2 of 2 people found the following review helpful
This review is from: Holy Warriors: A Modern History of the Crusades (Paperback)
I read this book as a General overview as I will be studying this Module Next Year. It is great as this.
Unlike a lot of academic works this is not dry and tedious for the most part, though sometimes the author does decide to spend many pages giving detailed accounts of sieges.
On the simplest level the book is not just an account of an endless round of battles, it introduces key figures, explores their lives and careers, and examines how and why they contributed to the crusades. Taken as a whole, it is an engaging and readable human narrative of the entire crusading period from the Late Eleventh to the Sixteenth Centuries.
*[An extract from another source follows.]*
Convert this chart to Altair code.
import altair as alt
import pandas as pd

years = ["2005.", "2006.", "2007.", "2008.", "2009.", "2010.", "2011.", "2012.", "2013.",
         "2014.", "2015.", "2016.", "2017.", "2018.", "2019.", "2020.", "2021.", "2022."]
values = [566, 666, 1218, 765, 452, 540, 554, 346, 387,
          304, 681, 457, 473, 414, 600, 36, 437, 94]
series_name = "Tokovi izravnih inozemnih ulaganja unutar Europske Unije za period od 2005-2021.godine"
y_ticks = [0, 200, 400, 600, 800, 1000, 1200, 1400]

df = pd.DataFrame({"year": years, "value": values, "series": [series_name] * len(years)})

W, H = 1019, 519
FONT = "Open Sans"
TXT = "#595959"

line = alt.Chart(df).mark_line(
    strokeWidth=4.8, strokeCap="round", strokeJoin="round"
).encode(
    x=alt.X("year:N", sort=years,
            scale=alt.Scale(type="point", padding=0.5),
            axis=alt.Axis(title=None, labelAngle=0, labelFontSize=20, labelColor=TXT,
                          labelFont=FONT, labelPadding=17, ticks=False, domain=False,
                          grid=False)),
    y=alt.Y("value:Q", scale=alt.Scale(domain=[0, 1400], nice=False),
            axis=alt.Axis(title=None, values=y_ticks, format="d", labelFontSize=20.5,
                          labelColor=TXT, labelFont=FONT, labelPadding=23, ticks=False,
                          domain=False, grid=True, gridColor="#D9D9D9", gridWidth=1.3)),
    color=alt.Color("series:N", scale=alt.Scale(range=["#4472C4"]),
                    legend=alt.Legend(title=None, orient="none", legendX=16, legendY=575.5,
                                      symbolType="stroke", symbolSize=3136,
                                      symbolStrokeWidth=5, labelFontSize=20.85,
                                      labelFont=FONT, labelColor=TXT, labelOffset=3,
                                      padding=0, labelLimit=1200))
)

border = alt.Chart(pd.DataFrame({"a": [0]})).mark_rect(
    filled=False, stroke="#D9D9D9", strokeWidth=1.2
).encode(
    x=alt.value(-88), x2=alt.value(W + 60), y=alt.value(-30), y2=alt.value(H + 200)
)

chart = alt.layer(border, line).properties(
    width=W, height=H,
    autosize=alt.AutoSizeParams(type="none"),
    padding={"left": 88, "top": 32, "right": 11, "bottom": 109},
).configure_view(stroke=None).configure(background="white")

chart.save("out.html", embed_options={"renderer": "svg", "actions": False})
On a personal level, I found the some of the information very surprising. Admittedly I had a very limited knowledge of the Crusades as a whole, but I found that this book caused me to re-examine by opinion of the era.
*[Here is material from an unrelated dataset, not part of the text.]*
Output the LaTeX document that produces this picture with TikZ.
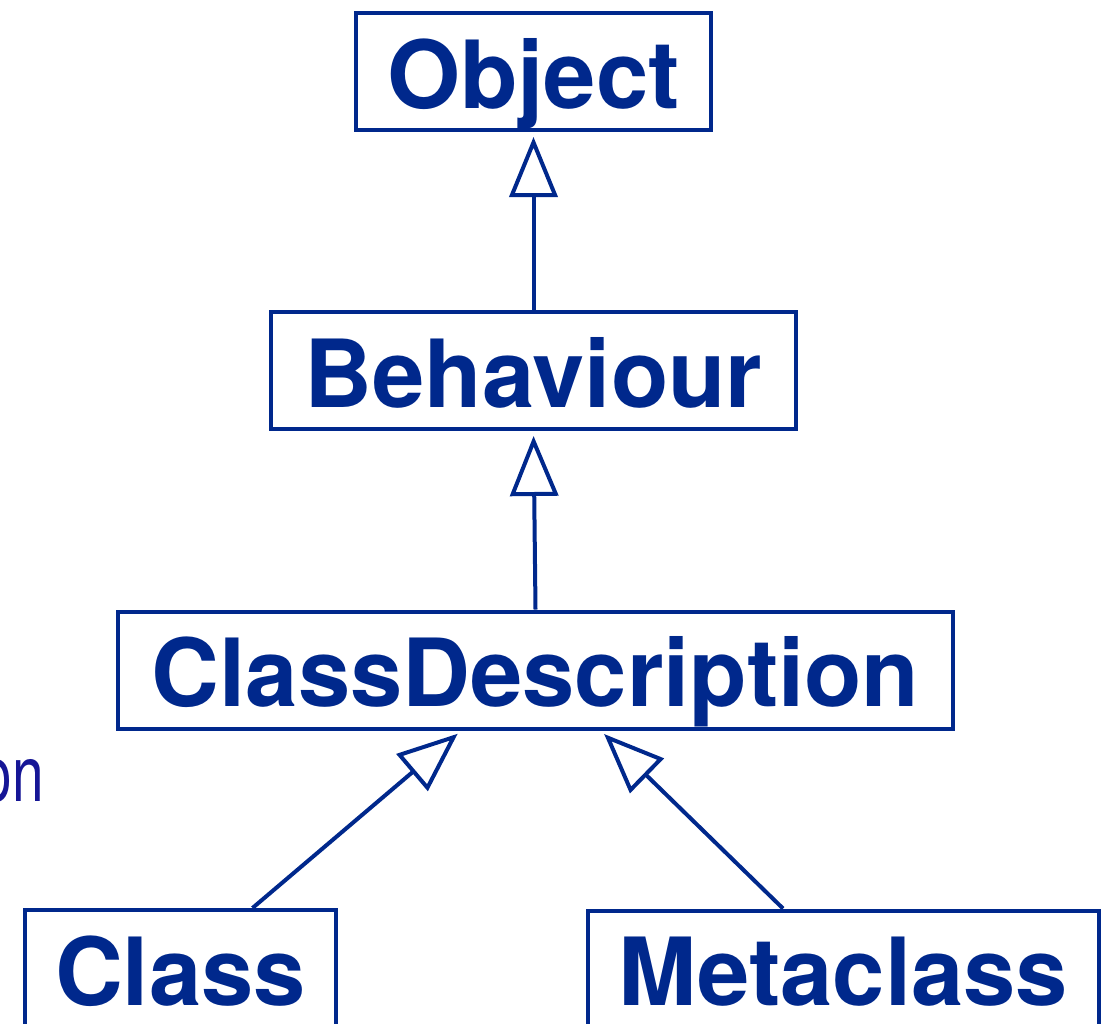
\documentclass[tikz,border=0pt]{standalone}
\usepackage{fontspec}
\setsansfont{TeX Gyre Heros}
\usepackage{tikz}
\usetikzlibrary{arrows.meta, positioning, calc}
\usepackage{xcolor}
\definecolor{umlblue}{RGB}{0,40,140}
\definecolor{lblblue}{RGB}{22,22,150}

\begin{document}
\begin{tikzpicture}[x=1pt, y=1pt,
    umlbox/.style={draw=umlblue, line width=4pt, inner sep=0pt, minimum height=117pt,
      text height=73pt, text depth=0pt, text=umlblue,
      font=\sffamily\bfseries\fontsize{94}{100}\selectfont},
    inherit/.style={draw=umlblue, line width=4pt, shorten >=5pt,
      -{Triangle[length=60pt, width=48pt, fill=white]}}]

      \useasboundingbox (0,0) rectangle (1110,-1023);

      \node[umlbox, minimum width=355pt] (obj) at (533.5,-71.5) {Object};
      \node[umlbox, minimum width=525pt] (beh) at (533.5,-370.5) {Behaviour};
      \node[umlbox, minimum width=835pt] (cdesc) at (535.5,-670) {ClassDescription};
      \node[umlbox, minimum width=311pt] (cls) at (180.5,-968.5) {Class};
      \node[umlbox, minimum width=511pt] (meta) at (843.5,-969) {Metaclass};

      \node[anchor=base east, inner sep=0pt, text=lblblue, xscale=0.73,
        font=\sffamily\fontsize{78}{84}\selectfont] (lbl) at (44,-801) {on};

      \draw[inherit] (beh.north) -- (obj.south);
      \draw[inherit] (cdesc.north) -- (beh.south);
      \draw[inherit] ([xshift=72pt]cls.north) -- ([xshift=-74pt]cdesc.south);
      \draw[inherit] ([xshift=-60.5pt]meta.north) -- ([xshift=65pt]cdesc.south);
    \end{tikzpicture}
\end{document}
It is difficult to maintain objectivity when recounting such a controversial period, yet Phillips largely manages to do so. In doing so he reveals many facts and incidents that do not seem to make it into television documentaries, which can be rather one-sided.
Phillips demonstrates, for instance, there were many atrocities committed on both sides. The sack of Jerusalem in 1099 by the Crusaders, resulting in the massacre of thousands of Muslims and Jews is well known. The sacking of Acre in 1291 by Muslim forces in which thousands of Christian innocents including Monks and Nuns were slaughtered is not so widely publicised, yet was no less devastating.
It is also shown that Muslims were as much driven by religious fervour and fanaticism, and sometimes simple blind hatred as the Crusaders, and also that the idea of offensive Holy War pre-existed the Crusades.
On the downside 'Holy Warriors' sometimes lacks depth, for example in places the author states that battles were lost or offensives failed but does not always give adequate explanation for the reasons behind such failures.
Still an excellent introduction and a great starting point for further study.